Nature, water, and visuals specifically are what inspire me—sometimes it’s what I hear too, but it’s always connected to something I saw; some kind of visual imagery. When I’m staring at the waters of Lake Erie, walking in nature, or driving through mountains, I find mass inspiration for my music—and my movies.

Where do you see yourself in five years?

My hope is that in five years I will be directing movies that I write, score, edit, and feature my friends in. I would love that! My goal is to try to get my work into some bigger festivals, like the Toronto International Film Festival or the Sundance Film Festival.

What advice would you give a new Lawrence student?

Participate in everything! One of the things that sets Lawrence apart from other schools is that you don’t have the stigma of ‘You shouldn’t do that, you won’t be good at it.’ If you want to sing, join the choir or be in the musical! Even if you’re unsure about whether you’ll like it—do it anyway. Looking back, I actually wish I had participated in even more extracurricular activities than I did. If you have even an inkling of interest in something, give it a try.

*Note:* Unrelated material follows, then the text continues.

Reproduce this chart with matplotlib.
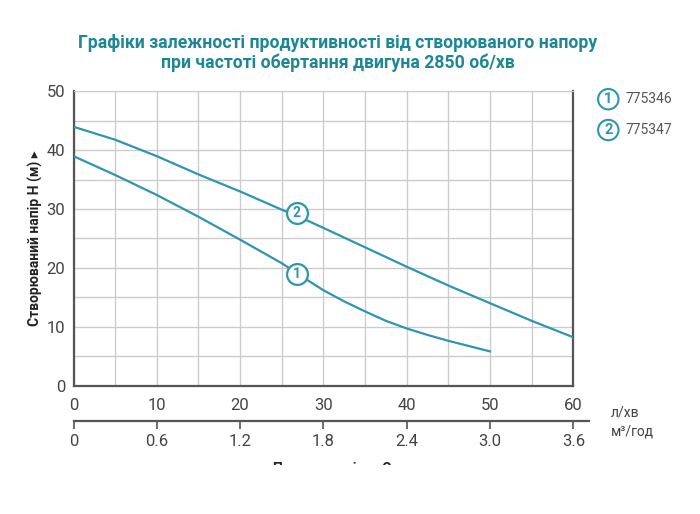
import matplotlib.pyplot as plt
from matplotlib.patches import Rectangle

# flow, l/min -> head, m
q1 = [0, 5, 10, 15, 20, 25, 28, 30, 32.5, 35, 37.5, 40, 42.5, 45, 50]
h1 = [39.0, 35.8, 32.4, 28.7, 24.8, 20.8, 18.0, 16.2, 14.3, 12.6, 11.0, 9.7, 8.6, 7.6, 5.8]
q2 = [0, 5, 10, 15, 20, 25, 28, 30, 35, 40, 45, 50, 55, 60]
h2 = [44.0, 41.8, 39.0, 35.9, 33.0, 29.9, 28.1, 26.8, 23.5, 20.2, 17.0, 14.0, 11.0, 8.2]
models = ["775346", "775347"]
label_pos = [(26.8, 18.9), (26.8, 29.4)]

teal = "#2e96b0"
title_col = "#1d8796"
txt = "#444444"
font = ["Roboto", "DejaVu Sans"]

fig = plt.figure(figsize=(7, 5.14), dpi=100)
ax = fig.add_axes([0.105, 0.250, 0.714, 0.572])

ax.plot(q1, h1, color=teal, lw=1.6, zorder=3)
ax.plot(q2, h2, color=teal, lw=1.6, zorder=3)
for i, (x, y) in enumerate(label_pos):
    ax.plot(x, y, "o", ms=15, mfc="white", mec=teal, mew=1.6, zorder=4)
    ax.text(x, y, str(i + 1), color=teal, ha="center", va="center",
            fontsize=10, fontweight="bold", family=font, zorder=5)

ax.set_xlim(0, 60)
ax.set_ylim(0, 50)
ax.set_xticks(range(0, 61, 5))
ax.set_xticklabels([str(v) if v % 10 == 0 else "" for v in range(0, 61, 5)])
ax.set_yticks(range(0, 51, 5))
ax.set_yticklabels([str(v) if v % 10 == 0 else "" for v in range(0, 51, 5)])
ax.grid(color="#cccccc", lw=1)
ax.tick_params(length=0, labelsize=12, labelcolor=txt)
ax.tick_params(axis="x", pad=9)
ax.tick_params(axis="y", pad=6)
for lab in ax.get_xticklabels() + ax.get_yticklabels():
    lab.set_family(font)
for s in ["left", "bottom", "right"]:
    ax.spines[s].set_color("#555555")
    ax.spines[s].set_linewidth(1.6)
ax.spines["top"].set_color("#cccccc")

ax.set_ylabel("Створюваний напір H (м) ▸", fontsize=10, fontweight="bold",
              color="#222222", family=font)
ax.yaxis.set_label_coords(-0.062, 0.5)

# second scale, m3/h
ax2 = fig.add_axes([0.105, 0.180, 0.737, 0.0001])
ax2.set_xlim(0, 3.6 * 516 / 500)
ax2.set_ylim(0, 1)
ax2.set_xticks([0, 0.6, 1.2, 1.8, 2.4, 3.0, 3.6])
ax2.set_xticklabels(["0", "0.6", "1.2", "1.8", "2.4", "3.0", "3.6"])
ax2.set_yticks([])
for s in ["left", "right", "top"]:
    ax2.spines[s].set_visible(False)
ax2.spines["bottom"].set_color("#555555")
ax2.spines["bottom"].set_linewidth(1.6)
ax2.tick_params(axis="x", direction="out", length=6, width=1.2, color="#555555",
                labelsize=12, labelcolor=txt, pad=3)
for lab in ax2.get_xticklabels():
    lab.set_family(font)

fig.text(0.872, 0.198, "л/хв", fontsize=10, color=txt, family=font, va="center")
fig.text(0.872, 0.161, "м³/год", fontsize=10, color=txt, family=font, va="center")

fig.text(0.482, 0.916, "Графіки залежності продуктивності від створюваного напору",
         ha="center", va="center", fontsize=12.7, fontweight="bold", color=title_col, family=font)
fig.text(0.482, 0.878, "при частоті обертання двигуна 2850 об/хв",
         ha="center", va="center", fontsize=12.7, fontweight="bold", color=title_col, family=font)

# legend
for i, m in enumerate(models):
    y = 0.807 - i * 0.06
    fig.text(0.869, y, str(i + 1), ha="center", va="center", fontsize=10.5,
             fontweight="bold", color=teal, family=font,
             bbox=dict(boxstyle="circle,pad=0.22", fc="white", ec=teal, lw=1.5))
    fig.text(0.893, y, m, ha="left", va="center", fontsize=10, color="#555555", family=font)

# partly hidden axis caption at the bottom
fig.text(0.39, 0.1005, "Продуктивність Q", ha="left", va="top", fontsize=10,
         fontweight="bold", color="#222222", family=font)
fig.patches.append(Rectangle((0, 0), 1, 0.0945, transform=fig.transFigure,
                             fc="white", ec="none", zorder=10))

fig.savefig("out.png", dpi=100)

What do you wish people knew about Lawrence School?

Lawrence to me is the ideal school. It’s a place where teachers deeply care about their students, encourage them to participate in various activities, and help when they’re confused or need academic support. They’re not doing it because they have to, they’re doing it because they want to. This is what every school should be. Lawrence has always been a wonderful place and a beautiful community. It was a second home to me.

What advice do you have for students who learn differently?

There’s such a stigma against learning differences, but they don’t define who you are or what you can do. Don’t be ashamed of your learning difference—embrace it!